Her vision and passion is to continue to restore dignity and help the broken heal—to make clients of The Caring Place feel like they matter.

“I just really believe I’m where I’m supposed to be,” she said.

Browse more photos of Connie McGonical and The Caring Place on Flickr.

SFU Continuing Studies program offers different approach to transforming conflict

SFU Continuing Studies’ Restorative Justice Certificate is calling attention to the need for community and justice workers to think differently about dealing with conflict and offending behaviour in our communities.

Students in the program learn to take a community-minded approach to conflict by facilitating healing and restoration rather than focusing on punishment.

Dr. Brenda Morrison, a professor in SFU’s School of Criminology, was heavily involved in developing the program. As the director of the university’s Centre for Restorative Justice, she is a strong advocate for restorative justice as a means to strengthen communities where a crime has taken place.

Messages on a shattered storefront
after the Vancouver riots.
Photo by Graham Ballantyne.

Morrison points to the 2011 Stanley Cup riots as an example of a situation that could be transformed by restorative justice.

“We need to get serious about next steps in restoring the pride, dignity, and heart of Vancouver,” she said. “The courts will hold offenders accountable to the state. Restorative justice offers direct accountability to business owners, victims, and Vancouver as a whole.”

Dr. Joao Salm, who teaches in the Restorative Justice Certificate and in SFU’s School of Criminology, explained that criminal justice tends to be formal and legally-based, while restorative justice tends to be value- and relationship-based. Criminal justice focuses on prosecuting and convicting offenders, while restorative justice takes victims and offenders through a process of reparation and transformation.

“Restorative justice is trying to restore what has been broken, which is the trust between people,” he said.

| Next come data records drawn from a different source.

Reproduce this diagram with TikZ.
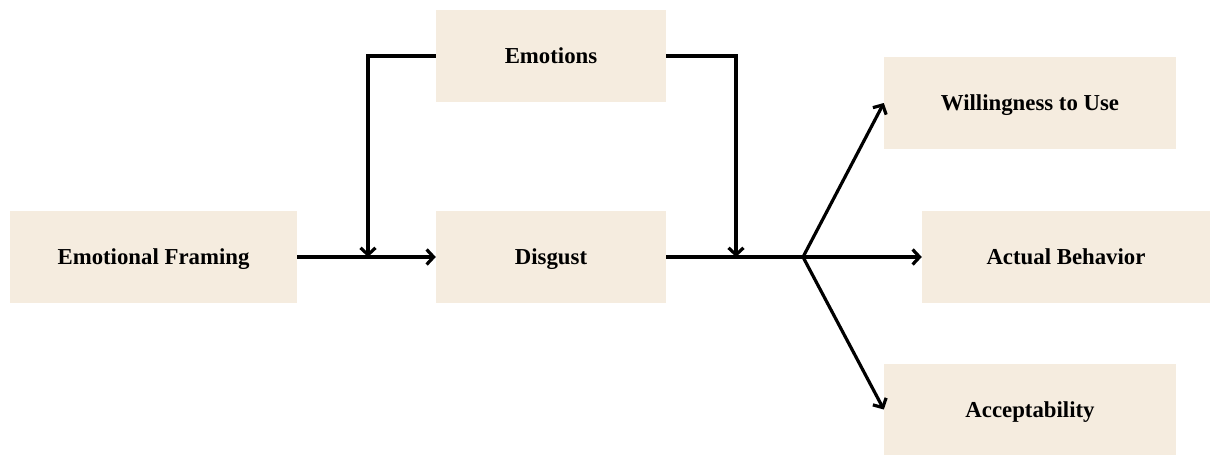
\documentclass[tikz,border=0pt]{standalone}
\usepackage{fontspec}
\setmainfont{Liberation Serif}
\usetikzlibrary{arrows.meta}
\definecolor{boxfill}{HTML}{F5ECDF}
\tikzset{
  box/.style={fill=boxfill, draw=none, inner sep=0pt, font=\fontsize{22.8}{27}\selectfont\bfseries, text=black, text height=15pt, text depth=0pt},
  conn/.style={line width=3.2pt, black, line join=miter},
  arr/.style={conn, -{Straight Barb[length=7pt,width=15pt,line width=3.2pt]}}
}
\begin{document}
\begin{tikzpicture}[x=1pt,y=-1pt]
\useasboundingbox (0,0) rectangle (1211,455);
\node[box, minimum width=230pt, minimum height=92pt] (em) at (551,56) {Emotions};
\node[box, minimum width=287pt, minimum height=92pt] (fr) at (153.5,257) {Emotional Framing};
\node[box, minimum width=230pt, minimum height=92pt] (dg) at (551,257) {Disgust};
\node[box, minimum width=292pt, minimum height=92pt] (wu) at (1030,103) {Willingness to Use};
\node[box, minimum width=288pt, minimum height=92pt] (ab) at (1066,257) {Actual Behavior};
\node[box, minimum width=292pt, minimum height=91pt] (ac) at (1030,409.5) {Acceptability};
\coordinate (jl) at (368,257);
\coordinate (jr) at (736,257);
\coordinate (br) at (803,257);
\draw[arr] (fr.east) -- (dg.west);
\draw[arr] (em.west) -| (jl);
\draw[arr] (em.east) -| (jr);
\draw[conn] (dg.east) -- (br);
\draw[arr] (br) -- (wu.west);
\draw[arr] (br) -- (ab.west);
\draw[arr] (br) -- (ac.west);
\end{tikzpicture}
\end{document}
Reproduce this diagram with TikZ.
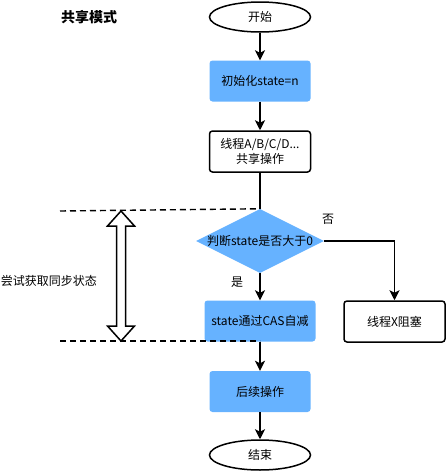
\documentclass[tikz,border=0pt]{standalone}
\usepackage{fontspec}
\setmainfont{Noto Sans CJK SC}
\usetikzlibrary{shapes.geometric,arrows.meta}
\definecolor{boxblue}{HTML}{66B2FF}
\begin{document}
\begin{tikzpicture}[x=1pt,y=-1pt,font=\fontsize{12}{15}\selectfont,
    terminal/.style={ellipse,draw,line width=1.5pt,minimum width=101pt,minimum height=30pt,inner sep=0pt},
    stepbox/.style={draw,rounded corners=3pt,line width=1.5pt,minimum width=101pt,minimum height=41pt,align=center,inner sep=0pt},
    bluebox/.style={fill=boxblue,rounded corners=3pt,minimum width=101pt,minimum height=41pt,inner sep=0pt},
    flow/.style={line width=1.8pt,-{Stealth[length=10pt,width=10pt,inset=2.5pt]}},
    guide/.style={line width=1.4pt,dash pattern=on 6pt off 4pt}]
    \useasboundingbox (0,0) rectangle (446,472);
    \node[font=\fontsize{14}{16}\selectfont\bfseries] (title) at (89,17) {共享模式};
    \node[terminal] (start) at (260,17) {开始};
    \node[bluebox] (init) at (260,81) {初始化state=n};
    \node[stepbox] (share) at (260,151.5) {线程A/B/C/D...\\共享操作};
    \node[diamond,aspect=2,fill=boxblue,inner sep=0pt,minimum width=123pt,minimum height=60pt] (dec) at (260,241) {判断state是否大于0};
    \node[bluebox,minimum width=111pt] (cas) at (260,321) {state通过CAS自减};
    \node[stepbox] (block) at (394.5,321.5) {线程X阻塞};
    \node[bluebox] (next) at (260,391.5) {后续操作};
    \node[terminal] (stop) at (260,455) {结束};
    \node (no) at (328,219) {否};
    \node (yes) at (237,282) {是};
    \node (try) at (49,281) {尝试获取同步状态};
    \draw[flow] (start) -- (init);
    \draw[flow] (init) -- (share);
    \draw[line width=1.8pt] (share) -- (dec.north);
    \draw[flow] (dec.south) -- (cas);
    \draw[flow] (dec.east) -| (block.north);
    \draw[flow] (cas) -- (next);
    \draw[flow] (next) -- (stop);
    \coordinate (top) at (60,211);
    \coordinate (bottom) at (60,341);
    \draw[guide] (top) -- (dec.north);
    \draw[guide] (bottom) -- (bottom -| cas.south);
    \draw[line width=1.5pt,fill=white] (121,211) -- (134.5,226) -- (125.5,226) -- (125.5,326) -- (134.5,326) -- (121,341) -- (107.5,326) -- (116.5,326) -- (116.5,226) -- (107.5,226) -- cycle;
\end{tikzpicture}
\end{document}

Restorative justice program serving the global community

SFU Continuing Studies originally developed the program for officers and staff of The Salvation Army, Canada’s largest non-governmental social services provider, using resources from an SFU endowment fund. The certificate became available to the public for the first time in January 2010.

Susan Burgess, who directs the program at SFU Continuing Studies, believed the program would have appeal beyond The Salvation Army community—and she was right. Interest has come from as far away as India and Australia, and from teachers and administrators in the K-12 school system, First Nations communities, police, youth and justice workers, and mediation providers.

“People are hungry to learn better ways to resolve conflict and build stronger communities,” Burgess said. “The interest in the program has been overwhelming.”